Optimism, Brooding Rumination and Mental Time Travel in Everyday Life

We all engage in what psychologists call mental time travel.

It’s not as futuristic as it sounds. Essentially, it’s just the ability to think about our past and future experiences.

While we all engage in mental time travel, we don’t all do so the same amount, and we have different preferences as far as where in time we tend to travel.

Recently, a trio of researchers from Penn State, Duke and Harvard decided to track people’s mental trips through time using a smartphone app. Participants in the study used the app for a week. They were asked at random intervals throughout the day to report on their thoughts, especially whether those thoughts were oriented toward the past, present or future.

It emerged that two traits influenced people’s tendencies toward engaging in mental time travel.

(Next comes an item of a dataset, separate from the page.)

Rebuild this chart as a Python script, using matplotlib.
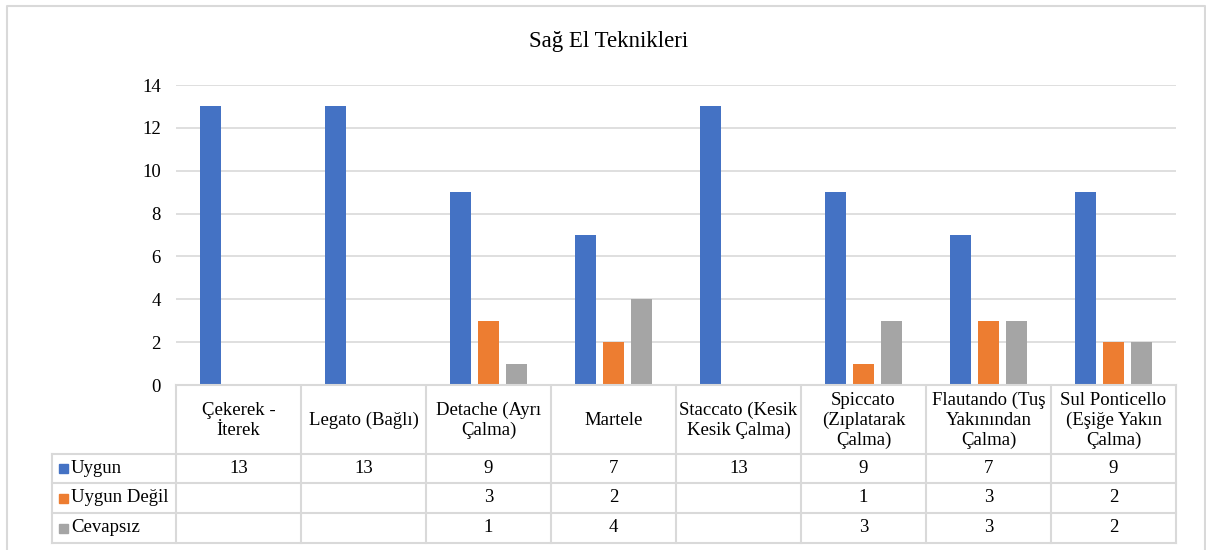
import matplotlib.pyplot as plt
import numpy as np

plt.rcParams['font.family'] = ['Liberation Serif', 'DejaVu Serif']

categories = ["Çekerek -\nİterek", "Legato (Bağlı)", "Detache (Ayrı\nÇalma)", "Martele",
              "Staccato (Kesik\nKesik Çalma)", "Spiccato\n(Zıplatarak\nÇalma)",
              "Flautando (Tuş\nYakınından\nÇalma)", "Sul Ponticello\n(Eşiğe Yakın\nÇalma)"]
series_names = ["Uygun", "Uygun Değil", "Cevapsız"]
uygun = [13, 13, 9, 7, 13, 9, 7, 9]
uygun_degil = [None, None, 3, 2, None, 1, 3, 2]
cevapsiz = [None, None, 1, 4, None, 3, 3, 2]
colors = ["#4472C4", "#ED7D31", "#A5A5A5"]

W, H = 1206, 550
fs = 13.5
fig = plt.figure(figsize=(W / 100, H / 100), dpi=100)

# pixel layout
plot_l, plot_r = 176, 1176
plot_t, plot_b = 85, 385
col_w = (plot_r - plot_l) / len(categories)
row_y = [385, 454, 483, 513, 543]
lab_l = 52
grid_c = "#D9D9D9"

# canvas axes in pixel coordinates
cv = fig.add_axes([0, 0, 1, 1])
cv.set_xlim(0, W)
cv.set_ylim(H, 0)
cv.axis('off')
cv.plot([7, 7, 1205, 1205], [H + 5, 6, 6, H + 5], color=grid_c, lw=1.5)
cv.text(W / 2 + 6, 42, "Sağ El Teknikleri", ha='center', va='center', fontsize=16.5)

# chart
ax = fig.add_axes([plot_l / W, 1 - plot_b / H, (plot_r - plot_l) / W, (plot_b - plot_t) / H])
ax.set_xlim(0, len(categories))
ax.set_ylim(0, 14)
ax.set_yticks(range(0, 15, 2))
ax.set_xticks([])
ax.grid(axis='y', color=grid_c, lw=1.2)
ax.set_axisbelow(True)
for s in ['top', 'right', 'left']:
    ax.spines[s].set_visible(False)
ax.spines['bottom'].set_color(grid_c)
ax.spines['bottom'].set_linewidth(1.5)
ax.tick_params(axis='y', length=0, pad=11, labelsize=fs)

x = np.arange(len(categories)) + 0.5
bw = 0.174
off = 0.224
for k, vals in enumerate([uygun, uygun_degil, cevapsiz]):
    xs = [x[i] + (k - 1) * off for i, v in enumerate(vals) if v is not None]
    hs = [v for v in vals if v is not None]
    ax.bar(xs, hs, width=bw, color=colors[k])

# data table
for i in range(len(categories) + 1):
    xx = plot_l + i * col_w
    cv.plot([xx, xx], [row_y[0], row_y[-1]], color=grid_c, lw=1.5)
cv.plot([lab_l, lab_l], [row_y[1], row_y[-1]], color=grid_c, lw=1.5)
for j in range(1, len(row_y)):
    cv.plot([lab_l, plot_r], [row_y[j], row_y[j]], color=grid_c, lw=1.5)

for i, c in enumerate(categories):
    cv.text(plot_l + (i + 0.5) * col_w, (row_y[0] + row_y[1]) / 2 + 1, c,
            ha='center', va='center', fontsize=fs, linespacing=1.22)

for k, vals in enumerate([uygun, uygun_degil, cevapsiz]):
    yc = (row_y[k + 1] + row_y[k + 2]) / 2
    cv.add_patch(plt.Rectangle((59, yc - 4.5), 9, 9, color=colors[k]))
    cv.text(71, yc, series_names[k], ha='left', va='center', fontsize=fs)
    for i, v in enumerate(vals):
        if v is not None:
            cv.text(plot_l + (i + 0.5) * col_w, yc, str(v), ha='center', va='center', fontsize=fs)

fig.savefig("out.png", dpi=100)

The first was brooding rumination, which has to do with whether people are inclined to repetitively turn negative experiences they’ve had over in their minds. Logically enough, people high in the trait of brooding rumination tended to report spending more time thinking about past experiences in the smartphone study. That said, both their thoughts about the past and about the future tended to be less vivid as well as less positive.

The other trait that affected people’s experiences of mental time travel was optimism. People with higher optimism didn’t spend any more or less time thinking about the future than other people, but when they did think about the future, their thoughts were more vivid and more positive. Interestingly, their positive disposition didn’t extend backward in time: their past-oriented thoughts were neither more vivid nor more positive than those of other people.

In coming to these conclusions, the researchers took participants’ levels of depression into account, so the findings can’t simply be explained by differences in depression risk for people high in brooding rumination or optimism. What’s clear, though, is that these traits that lead people to interpret their experiences in different ways are also tied up in how people relate to the future and the past.